March 10, 2024 00:00:00


MUMBAI, March 9 (Reuters): India's financial market regulator and its central bank are widening an investigation into how merchant banks manage retail subscriptions in public debt issues, two sources with direct knowledge of the matter told Reuters.

The Securities and Exchange Board of India (SEBI) barred JM Financial from taking new mandates this week, saying it had found that funds from connected entities were used to inflate subscriptions and provide an assured exit to investors.

JM Financial said in a stock exchange filing on Thursday that it will fully cooperate with SEBI in its investigations.

The Reserve Bank of India (RBI), meanwhile, has told JM Financial's non-banking unit to stop any form of financing against shares and debentures, including loans to customers to subscribe to initial public offerings (IPOs).

Several other cases are under investigation to see if merchant banks provided investors with an exit through connected non-banking finance firms, said the two sources, who declined to be named as they are not authorised to speak to the media.

Investigators are also studying if disproportionate loans were given to subscribes and whether customer identification processes were not adequately followed, the sources added.

SEBI and RBI did not respond to requests for comment.
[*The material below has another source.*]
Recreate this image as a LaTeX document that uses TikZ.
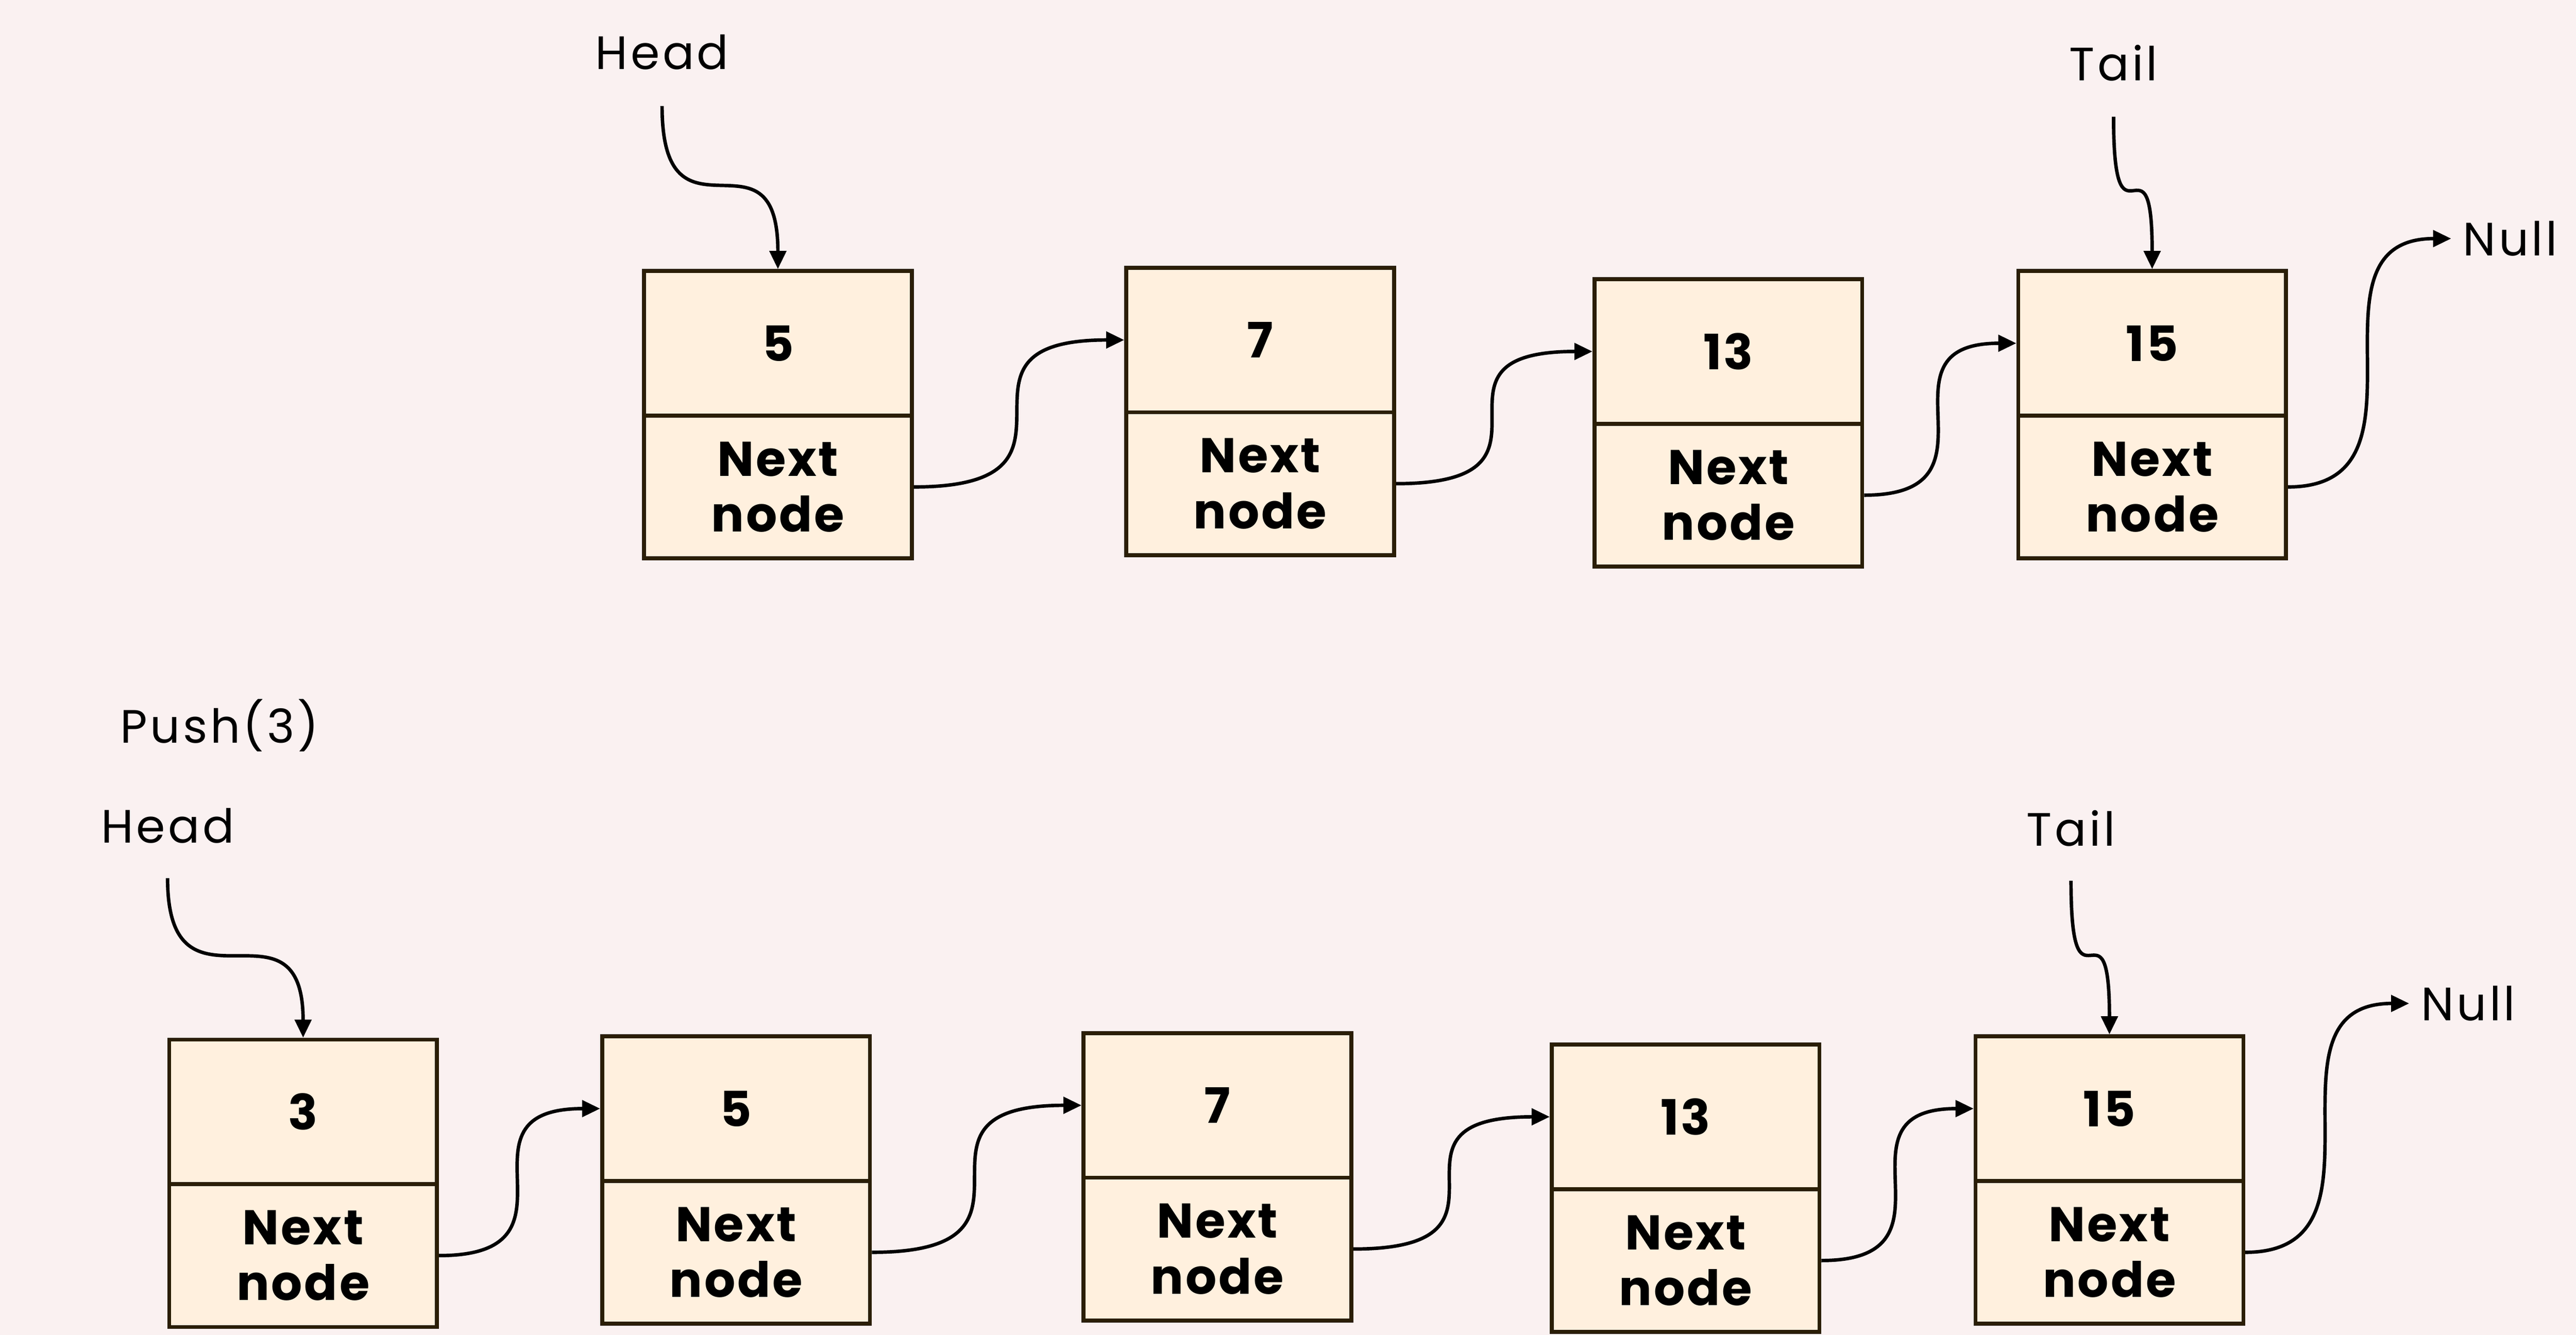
\documentclass[tikz,border=0pt]{standalone}
\usepackage{fontspec}
\setmainfont{Poppins}
\newfontfamily\lblfont{Poppins}[LetterSpace=6]
\newfontfamily\cellfont{Poppins}[LetterSpace=4]
\usetikzlibrary{arrows.meta}
\definecolor{bgcol}{RGB}{250,241,241}
\definecolor{cellfill}{RGB}{255,240,222}
\definecolor{cellline}{RGB}{42,30,6}
\newcommand\llcell[4]{%
  \node[valcell] (v#1) at (#2,#3+44) {#4};
  \node[nextcell] (n#1) at (#2,#3+131.5) {Next\\node};}
\begin{document}
\begin{tikzpicture}[x=1pt,y=-1pt,
  cell/.style={draw=cellline, line width=2.4pt, fill=cellfill, minimum width=163pt,
    inner sep=0pt, align=center, font=\cellfont\bfseries\fontsize{29.7}{34}\selectfont},
  valcell/.style={cell, minimum height=88pt},
  nextcell/.style={cell, minimum height=87pt},
  lbl/.style={font=\lblfont\fontsize{28.5}{34}\selectfont, inner sep=0pt, anchor=base},
  nulllbl/.style={lbl, anchor=base west, inner xsep=7pt},
  ptr/.style={line width=2.1pt, draw=black, -{Triangle[length=11pt,width=10pt]}},
  link/.style={ptr, out=0, in=180, distance=#1pt},
  drop/.style={ptr, out=-90, in=90, distance=#1pt}]
\fill[bgcol] (0,0) rectangle (1568,812.69);
% top list
\llcell{a1}{473.5}{165}{5}
\llcell{a2}{767}{163}{7}
\llcell{a3}{1052}{170}{13}
\llcell{a4}{1310}{165}{15}
\node[lbl, outer ysep=22pt] (headA) at (403,42.3) {Head};
\node[lbl, outer ysep=21.8pt] (tailA) at (1286.5,49) {Tail};
\node[nulllbl] (nullA) at (1492,155.7) {Null};
\draw[drop=92] (headA.south) to (va1.north);
\draw[drop=90] (tailA.south) to (va4.north);
\draw[link=122] (na1.east) to (va2.west);
\draw[link=115] (na2.east) to (va3.west);
\draw[link=90] (na3.east) to (va4.west);
\draw[link=95] (na4.east) to (nullA.west);
% bottom list
\llcell{b1}{184.5}{633}{3}
\llcell{b2}{448}{631}{5}
\llcell{b3}{741}{629}{7}
\llcell{b4}{1026}{636}{13}
\llcell{b5}{1284}{631}{15}
\node[lbl] (push) at (133.7,452.3) {Push(3)};
\node[lbl, outer ysep=21.3pt] (headB) at (102,513.2) {Head};
\node[lbl, outer ysep=21pt] (tailB) at (1260.6,515) {Tail};
\node[nulllbl] (nullB) at (1466.4,621.4) {Null};
\draw[drop=92] (headB.south) to (vb1.north);
\draw[drop=90] (tailB.south) to (vb5.north);
\draw[link=95] (nb1.east) to (vb2.west);
\draw[link=122] (nb2.east) to (vb3.west);
\draw[link=115] (nb3.east) to (vb4.west);
\draw[link=90] (nb4.east) to (vb5.west);
\draw[link=95] (nb5.east) to (nullB.west);
\end{tikzpicture}
\end{document}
Indian regulations do not bar investors from taking on credit to subscribe to debt securities in public issues.

However, assuring investors of a profitable exit would break the code of conduct for merchant banks which bars them from creating an artificial market.

Indian companies have raised more than 200 billion rupees ($2.4 billion) via public issues of bonds so far this financial year, more than double last year, data from Prime Database showed. This is also the highest in last five years.

Five merchant bankers told Reuters that the regulatory scrutiny of processes followed in the public debt market could cut subscriptions for such issues and raise the cost of funds.